*INFORMATION PROVIDED:*
»»

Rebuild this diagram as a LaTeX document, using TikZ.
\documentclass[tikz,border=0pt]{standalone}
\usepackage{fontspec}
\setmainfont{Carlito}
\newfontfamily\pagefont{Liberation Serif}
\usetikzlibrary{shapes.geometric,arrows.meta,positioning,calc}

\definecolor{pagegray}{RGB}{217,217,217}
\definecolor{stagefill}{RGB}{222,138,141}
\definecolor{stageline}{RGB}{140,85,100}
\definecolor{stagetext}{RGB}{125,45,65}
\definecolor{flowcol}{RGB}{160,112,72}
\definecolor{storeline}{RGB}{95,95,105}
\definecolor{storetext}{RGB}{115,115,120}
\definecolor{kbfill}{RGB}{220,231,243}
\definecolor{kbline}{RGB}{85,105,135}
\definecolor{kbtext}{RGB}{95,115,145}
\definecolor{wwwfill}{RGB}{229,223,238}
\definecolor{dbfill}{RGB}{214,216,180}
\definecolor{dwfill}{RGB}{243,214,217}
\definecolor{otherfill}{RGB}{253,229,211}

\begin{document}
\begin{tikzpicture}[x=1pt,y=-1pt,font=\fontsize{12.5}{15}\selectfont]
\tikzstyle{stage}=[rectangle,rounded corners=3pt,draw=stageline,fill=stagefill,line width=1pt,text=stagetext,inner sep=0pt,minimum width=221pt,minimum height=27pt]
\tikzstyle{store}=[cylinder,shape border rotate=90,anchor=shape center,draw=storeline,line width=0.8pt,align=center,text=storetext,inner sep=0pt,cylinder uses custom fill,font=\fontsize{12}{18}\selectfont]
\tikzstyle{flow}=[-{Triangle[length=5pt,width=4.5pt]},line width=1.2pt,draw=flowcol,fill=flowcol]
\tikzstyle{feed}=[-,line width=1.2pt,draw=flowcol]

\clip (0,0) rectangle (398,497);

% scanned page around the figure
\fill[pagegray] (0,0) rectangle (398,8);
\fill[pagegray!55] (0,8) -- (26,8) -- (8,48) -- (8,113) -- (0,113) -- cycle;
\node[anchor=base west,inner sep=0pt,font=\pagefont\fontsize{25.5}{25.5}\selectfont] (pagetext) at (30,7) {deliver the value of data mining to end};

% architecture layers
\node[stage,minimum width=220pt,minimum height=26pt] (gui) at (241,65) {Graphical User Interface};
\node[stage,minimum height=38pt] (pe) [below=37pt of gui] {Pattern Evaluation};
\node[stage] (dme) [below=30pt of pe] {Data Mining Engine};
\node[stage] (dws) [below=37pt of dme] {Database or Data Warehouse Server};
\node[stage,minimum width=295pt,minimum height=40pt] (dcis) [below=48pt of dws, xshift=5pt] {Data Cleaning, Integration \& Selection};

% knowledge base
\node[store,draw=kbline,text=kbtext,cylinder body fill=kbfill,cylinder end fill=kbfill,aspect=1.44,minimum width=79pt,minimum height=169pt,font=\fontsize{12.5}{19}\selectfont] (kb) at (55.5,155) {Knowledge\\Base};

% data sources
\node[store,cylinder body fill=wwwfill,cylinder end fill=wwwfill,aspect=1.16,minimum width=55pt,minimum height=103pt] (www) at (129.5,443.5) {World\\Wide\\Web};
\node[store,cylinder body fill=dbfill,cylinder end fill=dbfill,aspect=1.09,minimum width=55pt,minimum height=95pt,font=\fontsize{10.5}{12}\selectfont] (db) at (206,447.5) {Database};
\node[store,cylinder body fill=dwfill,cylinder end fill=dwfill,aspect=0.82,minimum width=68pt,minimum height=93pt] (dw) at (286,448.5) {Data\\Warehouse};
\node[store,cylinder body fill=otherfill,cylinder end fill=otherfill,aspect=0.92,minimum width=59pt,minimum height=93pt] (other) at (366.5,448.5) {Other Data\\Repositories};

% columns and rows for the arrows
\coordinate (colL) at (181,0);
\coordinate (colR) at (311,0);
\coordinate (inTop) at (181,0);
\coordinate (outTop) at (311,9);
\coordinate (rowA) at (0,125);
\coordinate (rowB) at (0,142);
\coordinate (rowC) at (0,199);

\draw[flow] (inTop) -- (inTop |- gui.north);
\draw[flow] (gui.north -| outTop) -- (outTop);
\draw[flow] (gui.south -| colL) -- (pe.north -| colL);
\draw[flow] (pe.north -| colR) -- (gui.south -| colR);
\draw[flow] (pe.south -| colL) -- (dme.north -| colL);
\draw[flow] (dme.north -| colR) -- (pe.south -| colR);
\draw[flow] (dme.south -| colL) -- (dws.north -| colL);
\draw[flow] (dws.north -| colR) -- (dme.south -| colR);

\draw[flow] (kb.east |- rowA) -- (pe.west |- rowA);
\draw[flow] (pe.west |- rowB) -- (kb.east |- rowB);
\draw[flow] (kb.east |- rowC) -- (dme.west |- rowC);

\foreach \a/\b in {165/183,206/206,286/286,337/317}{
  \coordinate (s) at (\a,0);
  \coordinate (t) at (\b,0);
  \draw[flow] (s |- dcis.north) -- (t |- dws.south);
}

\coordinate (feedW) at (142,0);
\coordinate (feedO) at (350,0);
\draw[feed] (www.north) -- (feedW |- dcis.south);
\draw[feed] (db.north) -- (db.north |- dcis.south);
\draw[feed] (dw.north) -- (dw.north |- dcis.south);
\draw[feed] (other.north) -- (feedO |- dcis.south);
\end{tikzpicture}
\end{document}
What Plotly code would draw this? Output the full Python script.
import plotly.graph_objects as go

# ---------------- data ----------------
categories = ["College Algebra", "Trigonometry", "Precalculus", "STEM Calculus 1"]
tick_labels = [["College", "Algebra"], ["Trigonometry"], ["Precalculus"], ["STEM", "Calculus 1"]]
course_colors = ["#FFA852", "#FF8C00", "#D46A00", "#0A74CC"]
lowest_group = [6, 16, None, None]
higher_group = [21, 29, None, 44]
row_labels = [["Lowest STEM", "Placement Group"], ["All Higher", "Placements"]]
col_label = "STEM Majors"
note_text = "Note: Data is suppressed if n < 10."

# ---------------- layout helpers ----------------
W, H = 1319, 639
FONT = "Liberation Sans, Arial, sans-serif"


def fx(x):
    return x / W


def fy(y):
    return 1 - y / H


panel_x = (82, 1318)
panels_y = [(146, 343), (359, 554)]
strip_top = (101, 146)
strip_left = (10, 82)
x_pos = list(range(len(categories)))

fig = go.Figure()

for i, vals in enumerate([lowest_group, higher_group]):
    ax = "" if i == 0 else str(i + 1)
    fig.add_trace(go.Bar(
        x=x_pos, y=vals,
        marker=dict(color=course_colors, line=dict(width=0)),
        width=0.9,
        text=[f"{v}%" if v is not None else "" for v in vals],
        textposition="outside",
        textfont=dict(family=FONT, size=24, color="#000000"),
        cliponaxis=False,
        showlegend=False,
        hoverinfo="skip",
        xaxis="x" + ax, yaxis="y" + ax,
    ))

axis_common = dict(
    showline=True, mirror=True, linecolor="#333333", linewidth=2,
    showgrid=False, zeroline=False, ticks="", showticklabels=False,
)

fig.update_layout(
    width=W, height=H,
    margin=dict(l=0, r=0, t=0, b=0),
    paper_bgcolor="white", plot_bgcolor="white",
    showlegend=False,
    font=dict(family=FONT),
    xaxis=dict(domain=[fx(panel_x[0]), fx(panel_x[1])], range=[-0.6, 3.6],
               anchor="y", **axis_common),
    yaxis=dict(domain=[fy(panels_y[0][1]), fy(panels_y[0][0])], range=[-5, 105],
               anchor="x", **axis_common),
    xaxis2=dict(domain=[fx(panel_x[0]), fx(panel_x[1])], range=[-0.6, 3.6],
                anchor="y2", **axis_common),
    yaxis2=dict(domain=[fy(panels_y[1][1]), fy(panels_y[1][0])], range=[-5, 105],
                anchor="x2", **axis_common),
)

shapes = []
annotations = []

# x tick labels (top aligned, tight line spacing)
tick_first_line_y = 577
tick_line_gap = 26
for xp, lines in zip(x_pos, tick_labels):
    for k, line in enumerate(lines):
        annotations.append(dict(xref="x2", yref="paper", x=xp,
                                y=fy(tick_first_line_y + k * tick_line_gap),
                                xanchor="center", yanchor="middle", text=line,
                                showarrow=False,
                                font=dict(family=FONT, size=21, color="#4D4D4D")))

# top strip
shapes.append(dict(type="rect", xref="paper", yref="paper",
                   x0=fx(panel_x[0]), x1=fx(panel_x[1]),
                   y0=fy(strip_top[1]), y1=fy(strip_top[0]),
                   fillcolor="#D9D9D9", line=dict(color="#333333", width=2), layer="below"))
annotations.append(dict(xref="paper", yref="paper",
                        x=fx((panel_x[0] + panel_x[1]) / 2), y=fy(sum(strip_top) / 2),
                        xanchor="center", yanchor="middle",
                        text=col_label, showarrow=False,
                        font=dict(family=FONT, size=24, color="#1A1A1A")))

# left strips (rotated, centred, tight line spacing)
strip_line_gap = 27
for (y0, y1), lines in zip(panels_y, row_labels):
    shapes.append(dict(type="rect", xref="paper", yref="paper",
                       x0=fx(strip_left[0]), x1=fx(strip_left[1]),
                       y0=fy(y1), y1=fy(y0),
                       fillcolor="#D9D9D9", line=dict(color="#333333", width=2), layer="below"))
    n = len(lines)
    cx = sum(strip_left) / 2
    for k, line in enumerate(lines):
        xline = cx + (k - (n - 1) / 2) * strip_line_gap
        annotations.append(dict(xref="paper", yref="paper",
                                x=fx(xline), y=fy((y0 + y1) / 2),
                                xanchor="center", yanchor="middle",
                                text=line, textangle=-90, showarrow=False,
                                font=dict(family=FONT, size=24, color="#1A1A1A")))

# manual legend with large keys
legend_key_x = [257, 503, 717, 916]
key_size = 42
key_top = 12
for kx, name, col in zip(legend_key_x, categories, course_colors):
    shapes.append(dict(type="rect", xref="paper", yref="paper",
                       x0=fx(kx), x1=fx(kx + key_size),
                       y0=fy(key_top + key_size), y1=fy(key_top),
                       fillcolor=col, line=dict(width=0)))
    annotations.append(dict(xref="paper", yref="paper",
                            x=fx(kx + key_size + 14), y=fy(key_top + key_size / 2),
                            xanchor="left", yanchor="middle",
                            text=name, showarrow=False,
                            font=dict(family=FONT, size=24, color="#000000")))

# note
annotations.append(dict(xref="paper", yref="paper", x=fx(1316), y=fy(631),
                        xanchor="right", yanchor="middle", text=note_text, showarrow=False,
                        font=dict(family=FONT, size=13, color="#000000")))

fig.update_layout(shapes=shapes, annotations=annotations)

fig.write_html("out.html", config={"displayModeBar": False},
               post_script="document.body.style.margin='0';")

««

Pick out all the lines with the word "this" in them and copy them.

Rebuild this diagram as a LaTeX document, using TikZ.
What Plotly code would draw this? Output the full Python script.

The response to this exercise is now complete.